30 de outubro de 2010

Sobre os contos peregrinos

     Já tive oportunidade de partilhar com alguns amigos, e também aqui no blog, a minha admiração por Gabriel García Márquez. Um dos livros que escreveu, e que li pela primeira vez há alguns anos, é um conjunto de contos - Doze Contos Peregrinos - que, definindo de forma completamente redutora, retratam episódios da vida de pessoas latino-americanas residentes em cidades europeias.
     Há mais de ano e meio, comprei um exemplar para oferecer. Mas há relativamente pouco tempo, tentei fazê-lo novamente e não consegui. O livro não se encontra aos pontapés por aí, por isso é possível que tenha de se encomendar.
     O Gabito começa com um prólogo em que explica de forma fascinante como é que os contos surgiram, foram abandonados, perdidos, reescritos, seleccionados, e, finalmente, publicados; apresenta também algumas reflexões interessantes sobre o processo criativo subjacente à escrita. Não pensem que são muitas páginas, é só meia dúzia delas. E essa é apenas uma introdução de ouro para os contos que se seguem no livro. Deixo aqui um bocadinho do prólogo, para quem quiser ir à procura ...

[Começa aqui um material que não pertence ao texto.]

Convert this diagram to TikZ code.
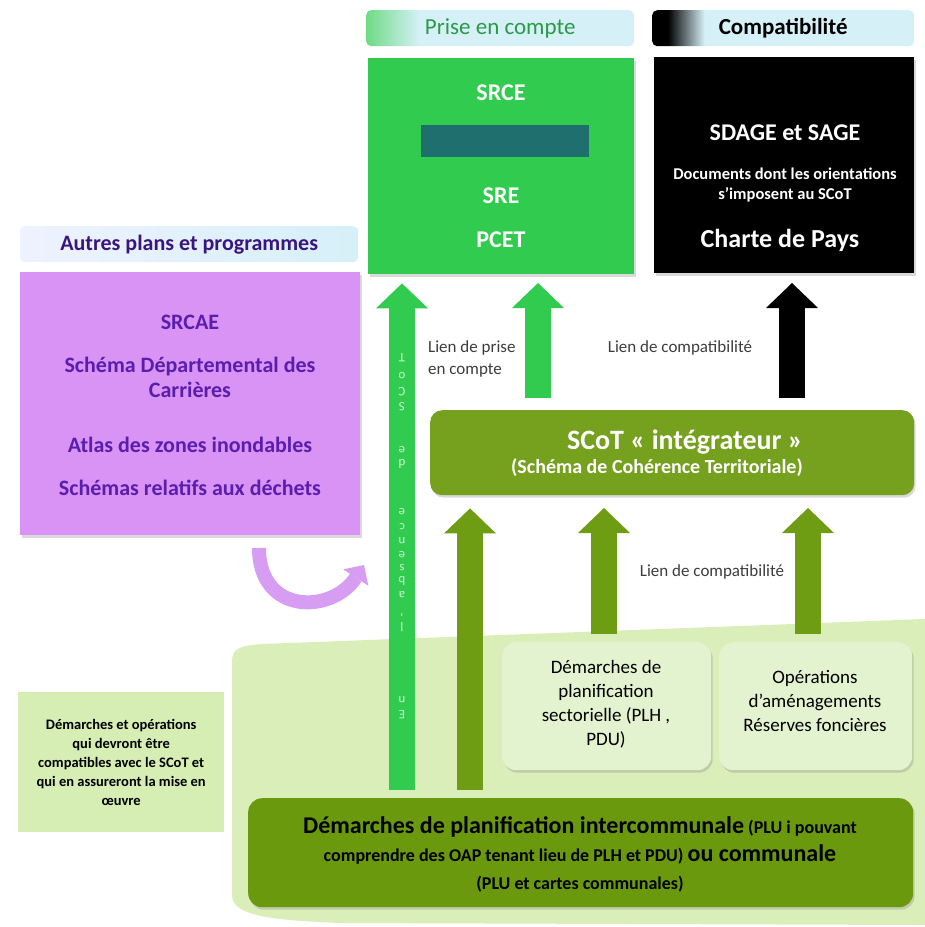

     « (...) Foi uma rara experiência criativa que merece ser explicada, nem que seja para as crianças que querem ser escritores quando forem grandes saberem desde agora como é insaciável e abrasivo o vício de escrever. A primeira ideia ocorreu-me no começo da década de setenta, a propósito de um sonho esclarecedor que tive depois de estar há cinco anos morando em Barcelona. Sonhei que assistia ao meu próprio enterro, a pé, caminhando entre um grupo de amigos vestidos de luto solene, mas num clima de festa. Todos parecíamos felizes por estarmos juntos. E eu mais que ninguém, por aquela grata oportunidade que a morte me dava de estar com meus amigos da América Latina, os mais antigos, os mais queridos, os que eu não via fazia tempo. Ao final da cerimónia, quando começaram a ir embora, tentei acompanhá–los, mas um deles fez-me ver com uma severidade terminante que, para mim, a festa havia acabado. "Tu és o único que não pode ir embora", disse-me. Só então compreendi que morrer é não estar nunca mais com os amigos. Não sei porquê, interpretei aquele sonho exemplar como uma tomada de consciência da minha identidade, e pensei que era um bom ponto de partida para escrever sobre as coisas estranhas que acontecem aos latino–americanos na Europa. (...) seis dos dezoito temas foram parar ao cesto de papéis, e entre eles o do meu funeral, pois nunca consegui que fosse uma farra como a do sonho.».